## BEGIN INFORMATION SHOWN

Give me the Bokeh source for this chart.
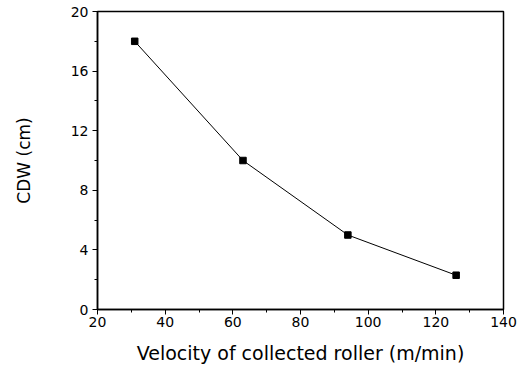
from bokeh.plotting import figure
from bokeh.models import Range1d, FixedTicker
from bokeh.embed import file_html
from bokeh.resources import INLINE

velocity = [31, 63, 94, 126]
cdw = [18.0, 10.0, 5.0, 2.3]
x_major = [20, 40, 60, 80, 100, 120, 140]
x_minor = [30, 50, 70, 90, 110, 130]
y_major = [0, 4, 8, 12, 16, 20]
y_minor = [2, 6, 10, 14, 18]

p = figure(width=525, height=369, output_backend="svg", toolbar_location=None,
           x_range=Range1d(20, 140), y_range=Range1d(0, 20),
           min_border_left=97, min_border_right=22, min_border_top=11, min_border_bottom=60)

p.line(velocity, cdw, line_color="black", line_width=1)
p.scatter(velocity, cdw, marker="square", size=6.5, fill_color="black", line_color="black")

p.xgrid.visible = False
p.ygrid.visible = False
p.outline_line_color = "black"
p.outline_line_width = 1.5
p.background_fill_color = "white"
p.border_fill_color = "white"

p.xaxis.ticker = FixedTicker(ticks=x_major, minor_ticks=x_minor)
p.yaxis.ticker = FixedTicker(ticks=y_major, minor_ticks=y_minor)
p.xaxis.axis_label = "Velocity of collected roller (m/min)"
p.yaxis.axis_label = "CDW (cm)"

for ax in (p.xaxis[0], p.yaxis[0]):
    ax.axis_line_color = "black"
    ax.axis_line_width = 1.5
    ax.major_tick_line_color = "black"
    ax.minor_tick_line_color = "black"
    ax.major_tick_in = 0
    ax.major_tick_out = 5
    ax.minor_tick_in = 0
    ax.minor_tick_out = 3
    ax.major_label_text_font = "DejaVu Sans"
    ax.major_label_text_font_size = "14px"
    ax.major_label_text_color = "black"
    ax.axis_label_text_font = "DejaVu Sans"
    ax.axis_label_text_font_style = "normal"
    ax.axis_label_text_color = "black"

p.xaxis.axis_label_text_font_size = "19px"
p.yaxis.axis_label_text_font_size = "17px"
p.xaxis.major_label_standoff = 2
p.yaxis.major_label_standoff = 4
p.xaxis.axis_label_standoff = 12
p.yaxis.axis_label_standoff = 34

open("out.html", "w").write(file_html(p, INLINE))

## END INFORMATION SHOWN

### GIVEN TASK
Your task is to repeat the data above exactly while excluding the pictures.

### THE SOLUTION
Give me the Bokeh source for this chart.
from bokeh.plotting import figure
from bokeh.models import Range1d, FixedTicker
from bokeh.embed import file_html
from bokeh.resources import INLINE

velocity = [31, 63, 94, 126]
cdw = [18.0, 10.0, 5.0, 2.3]
x_major = [20, 40, 60, 80, 100, 120, 140]
x_minor = [30, 50, 70, 90, 110, 130]
y_major = [0, 4, 8, 12, 16, 20]
y_minor = [2, 6, 10, 14, 18]

p = figure(width=525, height=369, output_backend="svg", toolbar_location=None,
           x_range=Range1d(20, 140), y_range=Range1d(0, 20),
           min_border_left=97, min_border_right=22, min_border_top=11, min_border_bottom=60)

p.line(velocity, cdw, line_color="black", line_width=1)
p.scatter(velocity, cdw, marker="square", size=6.5, fill_color="black", line_color="black")

p.xgrid.visible = False
p.ygrid.visible = False
p.outline_line_color = "black"
p.outline_line_width = 1.5
p.background_fill_color = "white"
p.border_fill_color = "white"

p.xaxis.ticker = FixedTicker(ticks=x_major, minor_ticks=x_minor)
p.yaxis.ticker = FixedTicker(ticks=y_major, minor_ticks=y_minor)
p.xaxis.axis_label = "Velocity of collected roller (m/min)"
p.yaxis.axis_label = "CDW (cm)"

for ax in (p.xaxis[0], p.yaxis[0]):
    ax.axis_line_color = "black"
    ax.axis_line_width = 1.5
    ax.major_tick_line_color = "black"
    ax.minor_tick_line_color = "black"
    ax.major_tick_in = 0
    ax.major_tick_out = 5
    ax.minor_tick_in = 0
    ax.minor_tick_out = 3
    ax.major_label_text_font = "DejaVu Sans"
    ax.major_label_text_font_size = "14px"
    ax.major_label_text_color = "black"
    ax.axis_label_text_font = "DejaVu Sans"
    ax.axis_label_text_font_style = "normal"
    ax.axis_label_text_color = "black"

p.xaxis.axis_label_text_font_size = "19px"
p.yaxis.axis_label_text_font_size = "17px"
p.xaxis.major_label_standoff = 2
p.yaxis.major_label_standoff = 4
p.xaxis.axis_label_standoff = 12
p.yaxis.axis_label_standoff = 34

open("out.html", "w").write(file_html(p, INLINE))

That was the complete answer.